→ Your objective
Pictures stay out. Extract the lines below from the first one through the line with "const xTicks = [-60, -40, -20, 0];", both included.

→ Data segment
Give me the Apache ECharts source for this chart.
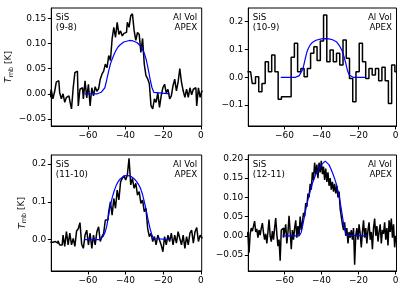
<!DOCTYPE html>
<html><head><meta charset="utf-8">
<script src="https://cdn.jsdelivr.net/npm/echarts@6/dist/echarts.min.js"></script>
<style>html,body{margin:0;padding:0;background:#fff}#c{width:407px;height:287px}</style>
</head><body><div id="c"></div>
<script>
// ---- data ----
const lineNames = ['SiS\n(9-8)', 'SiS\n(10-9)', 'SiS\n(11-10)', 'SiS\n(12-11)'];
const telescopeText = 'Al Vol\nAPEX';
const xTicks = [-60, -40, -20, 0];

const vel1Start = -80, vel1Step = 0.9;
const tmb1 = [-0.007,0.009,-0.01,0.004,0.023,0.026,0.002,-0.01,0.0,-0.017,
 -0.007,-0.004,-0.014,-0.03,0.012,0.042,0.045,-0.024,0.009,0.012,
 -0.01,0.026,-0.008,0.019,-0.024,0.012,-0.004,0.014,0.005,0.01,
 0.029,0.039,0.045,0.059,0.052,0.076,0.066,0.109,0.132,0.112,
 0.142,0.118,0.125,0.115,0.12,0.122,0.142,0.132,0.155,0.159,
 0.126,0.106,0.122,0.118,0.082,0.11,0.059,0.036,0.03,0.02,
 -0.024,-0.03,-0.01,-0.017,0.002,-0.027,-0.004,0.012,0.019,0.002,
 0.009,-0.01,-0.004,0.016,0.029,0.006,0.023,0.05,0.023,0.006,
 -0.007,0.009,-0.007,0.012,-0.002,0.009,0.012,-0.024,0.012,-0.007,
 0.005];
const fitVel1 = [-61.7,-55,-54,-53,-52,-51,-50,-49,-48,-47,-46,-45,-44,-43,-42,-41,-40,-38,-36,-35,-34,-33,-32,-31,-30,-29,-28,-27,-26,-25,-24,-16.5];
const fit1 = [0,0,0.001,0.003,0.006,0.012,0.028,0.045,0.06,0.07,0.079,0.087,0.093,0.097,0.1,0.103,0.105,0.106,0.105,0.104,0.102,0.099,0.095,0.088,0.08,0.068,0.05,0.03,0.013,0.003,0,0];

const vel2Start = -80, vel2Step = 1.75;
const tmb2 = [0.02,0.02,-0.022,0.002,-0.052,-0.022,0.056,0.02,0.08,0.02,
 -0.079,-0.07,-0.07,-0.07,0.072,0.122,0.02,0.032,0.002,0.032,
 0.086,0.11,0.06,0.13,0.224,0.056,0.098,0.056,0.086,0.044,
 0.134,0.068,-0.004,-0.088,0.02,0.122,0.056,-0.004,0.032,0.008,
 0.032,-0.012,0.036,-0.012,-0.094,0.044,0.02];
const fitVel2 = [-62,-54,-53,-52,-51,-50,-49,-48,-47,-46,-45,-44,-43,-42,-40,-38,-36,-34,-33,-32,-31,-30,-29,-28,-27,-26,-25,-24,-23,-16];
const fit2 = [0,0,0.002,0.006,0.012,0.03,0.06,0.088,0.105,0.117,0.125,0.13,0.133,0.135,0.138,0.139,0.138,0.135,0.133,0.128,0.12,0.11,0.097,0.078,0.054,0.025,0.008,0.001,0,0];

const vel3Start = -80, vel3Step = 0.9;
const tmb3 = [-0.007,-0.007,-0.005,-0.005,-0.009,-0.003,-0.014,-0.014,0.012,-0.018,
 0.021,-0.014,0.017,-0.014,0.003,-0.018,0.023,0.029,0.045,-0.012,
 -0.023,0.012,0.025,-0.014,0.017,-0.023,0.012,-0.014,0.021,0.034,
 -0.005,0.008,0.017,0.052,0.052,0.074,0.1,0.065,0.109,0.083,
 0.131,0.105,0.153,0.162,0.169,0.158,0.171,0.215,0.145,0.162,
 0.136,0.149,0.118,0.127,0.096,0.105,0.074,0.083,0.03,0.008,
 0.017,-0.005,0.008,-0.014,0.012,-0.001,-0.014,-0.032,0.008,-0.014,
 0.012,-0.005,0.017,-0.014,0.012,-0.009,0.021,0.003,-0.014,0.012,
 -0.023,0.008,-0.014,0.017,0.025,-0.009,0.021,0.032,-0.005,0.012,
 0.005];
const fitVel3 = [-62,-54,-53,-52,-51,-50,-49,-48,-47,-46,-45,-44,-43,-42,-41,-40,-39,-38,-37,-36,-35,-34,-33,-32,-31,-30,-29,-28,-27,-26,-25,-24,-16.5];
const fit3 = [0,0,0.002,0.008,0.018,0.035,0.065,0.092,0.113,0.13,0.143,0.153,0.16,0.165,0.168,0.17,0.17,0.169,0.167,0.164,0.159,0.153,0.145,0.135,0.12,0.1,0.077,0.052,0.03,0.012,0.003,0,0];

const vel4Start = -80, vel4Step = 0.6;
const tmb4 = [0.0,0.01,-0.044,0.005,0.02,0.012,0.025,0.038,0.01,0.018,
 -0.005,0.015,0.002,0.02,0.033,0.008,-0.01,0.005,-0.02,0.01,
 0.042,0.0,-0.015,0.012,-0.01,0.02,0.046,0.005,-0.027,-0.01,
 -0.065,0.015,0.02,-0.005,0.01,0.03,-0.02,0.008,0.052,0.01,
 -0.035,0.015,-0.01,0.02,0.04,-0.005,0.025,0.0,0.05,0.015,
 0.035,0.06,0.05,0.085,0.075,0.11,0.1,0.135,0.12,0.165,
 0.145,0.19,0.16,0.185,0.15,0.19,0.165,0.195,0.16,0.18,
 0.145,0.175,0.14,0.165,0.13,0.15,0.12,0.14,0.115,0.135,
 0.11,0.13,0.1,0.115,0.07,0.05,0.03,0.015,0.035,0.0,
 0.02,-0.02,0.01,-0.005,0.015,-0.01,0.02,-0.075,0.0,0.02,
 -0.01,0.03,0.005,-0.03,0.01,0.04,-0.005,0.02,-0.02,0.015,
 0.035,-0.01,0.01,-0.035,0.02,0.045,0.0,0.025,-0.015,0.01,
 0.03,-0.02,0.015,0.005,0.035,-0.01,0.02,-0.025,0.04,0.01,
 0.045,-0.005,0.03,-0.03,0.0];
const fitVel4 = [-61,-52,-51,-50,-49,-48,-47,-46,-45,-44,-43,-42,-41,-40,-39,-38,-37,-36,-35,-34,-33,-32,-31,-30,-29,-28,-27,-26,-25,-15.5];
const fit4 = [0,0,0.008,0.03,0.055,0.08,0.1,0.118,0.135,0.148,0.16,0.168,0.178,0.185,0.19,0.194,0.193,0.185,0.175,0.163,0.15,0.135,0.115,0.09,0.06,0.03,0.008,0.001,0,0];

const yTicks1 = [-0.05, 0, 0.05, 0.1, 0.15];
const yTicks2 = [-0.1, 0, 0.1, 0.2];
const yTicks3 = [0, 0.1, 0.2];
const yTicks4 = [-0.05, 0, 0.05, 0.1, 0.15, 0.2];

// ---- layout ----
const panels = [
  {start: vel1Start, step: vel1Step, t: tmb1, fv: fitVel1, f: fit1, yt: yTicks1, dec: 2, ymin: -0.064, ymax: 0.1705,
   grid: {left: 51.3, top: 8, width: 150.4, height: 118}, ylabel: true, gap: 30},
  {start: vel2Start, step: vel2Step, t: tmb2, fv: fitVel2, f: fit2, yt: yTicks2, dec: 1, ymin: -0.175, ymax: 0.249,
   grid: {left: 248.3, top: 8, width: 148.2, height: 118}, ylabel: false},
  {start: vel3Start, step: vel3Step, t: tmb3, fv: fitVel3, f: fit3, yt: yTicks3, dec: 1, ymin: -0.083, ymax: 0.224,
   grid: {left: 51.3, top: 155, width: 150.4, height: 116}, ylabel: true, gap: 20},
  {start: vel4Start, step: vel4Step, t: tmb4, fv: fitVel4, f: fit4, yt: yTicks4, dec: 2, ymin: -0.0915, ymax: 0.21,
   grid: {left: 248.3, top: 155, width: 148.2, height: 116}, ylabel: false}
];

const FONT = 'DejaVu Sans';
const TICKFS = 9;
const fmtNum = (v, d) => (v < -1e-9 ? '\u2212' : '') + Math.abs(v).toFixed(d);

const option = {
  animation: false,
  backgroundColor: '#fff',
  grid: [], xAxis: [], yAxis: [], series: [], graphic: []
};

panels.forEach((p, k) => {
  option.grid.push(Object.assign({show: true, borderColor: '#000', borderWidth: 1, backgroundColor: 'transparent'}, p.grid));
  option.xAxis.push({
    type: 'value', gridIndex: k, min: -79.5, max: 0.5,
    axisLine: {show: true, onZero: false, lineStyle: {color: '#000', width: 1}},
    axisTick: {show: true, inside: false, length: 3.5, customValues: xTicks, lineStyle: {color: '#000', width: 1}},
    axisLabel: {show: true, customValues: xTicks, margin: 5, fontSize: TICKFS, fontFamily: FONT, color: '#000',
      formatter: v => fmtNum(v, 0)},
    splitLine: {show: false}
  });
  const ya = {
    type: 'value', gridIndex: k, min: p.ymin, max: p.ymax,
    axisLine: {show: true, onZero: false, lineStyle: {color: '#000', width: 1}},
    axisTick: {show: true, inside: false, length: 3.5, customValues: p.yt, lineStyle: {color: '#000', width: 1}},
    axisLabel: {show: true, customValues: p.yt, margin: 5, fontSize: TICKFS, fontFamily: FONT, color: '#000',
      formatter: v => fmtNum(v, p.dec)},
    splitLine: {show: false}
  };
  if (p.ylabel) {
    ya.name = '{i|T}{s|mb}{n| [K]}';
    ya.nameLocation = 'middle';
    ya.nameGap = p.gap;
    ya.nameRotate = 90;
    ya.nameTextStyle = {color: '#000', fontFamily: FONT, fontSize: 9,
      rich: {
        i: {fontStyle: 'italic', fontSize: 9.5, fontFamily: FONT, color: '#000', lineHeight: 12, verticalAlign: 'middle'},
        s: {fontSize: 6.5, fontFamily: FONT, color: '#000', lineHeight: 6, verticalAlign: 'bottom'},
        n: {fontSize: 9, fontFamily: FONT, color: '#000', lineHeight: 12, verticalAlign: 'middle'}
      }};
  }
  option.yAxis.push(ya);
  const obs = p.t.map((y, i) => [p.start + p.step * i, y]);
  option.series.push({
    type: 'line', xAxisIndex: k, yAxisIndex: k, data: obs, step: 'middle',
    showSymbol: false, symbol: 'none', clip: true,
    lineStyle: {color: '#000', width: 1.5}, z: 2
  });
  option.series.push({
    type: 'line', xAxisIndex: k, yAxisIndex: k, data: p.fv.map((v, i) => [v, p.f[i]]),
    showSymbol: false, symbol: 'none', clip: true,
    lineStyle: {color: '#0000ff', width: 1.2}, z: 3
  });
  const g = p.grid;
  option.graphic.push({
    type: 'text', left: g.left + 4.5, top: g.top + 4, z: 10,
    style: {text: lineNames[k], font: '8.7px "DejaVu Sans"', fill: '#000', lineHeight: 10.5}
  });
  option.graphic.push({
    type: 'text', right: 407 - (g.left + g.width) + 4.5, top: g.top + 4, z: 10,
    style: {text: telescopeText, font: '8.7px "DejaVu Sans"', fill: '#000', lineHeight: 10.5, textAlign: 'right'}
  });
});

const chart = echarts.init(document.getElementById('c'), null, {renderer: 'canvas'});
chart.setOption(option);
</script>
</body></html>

→ Solved problem
Give me the Apache ECharts source for this chart.
<!DOCTYPE html>
<html><head><meta charset="utf-8">
<script src="https://cdn.jsdelivr.net/npm/echarts@6/dist/echarts.min.js"></script>
<style>html,body{margin:0;padding:0;background:#fff}#c{width:407px;height:287px}</style>
</head><body><div id="c"></div>
<script>
// ---- data ----
const lineNames = ['SiS\n(9-8)', 'SiS\n(10-9)', 'SiS\n(11-10)', 'SiS\n(12-11)'];
const telescopeText = 'Al Vol\nAPEX';
const xTicks = [-60, -40, -20, 0];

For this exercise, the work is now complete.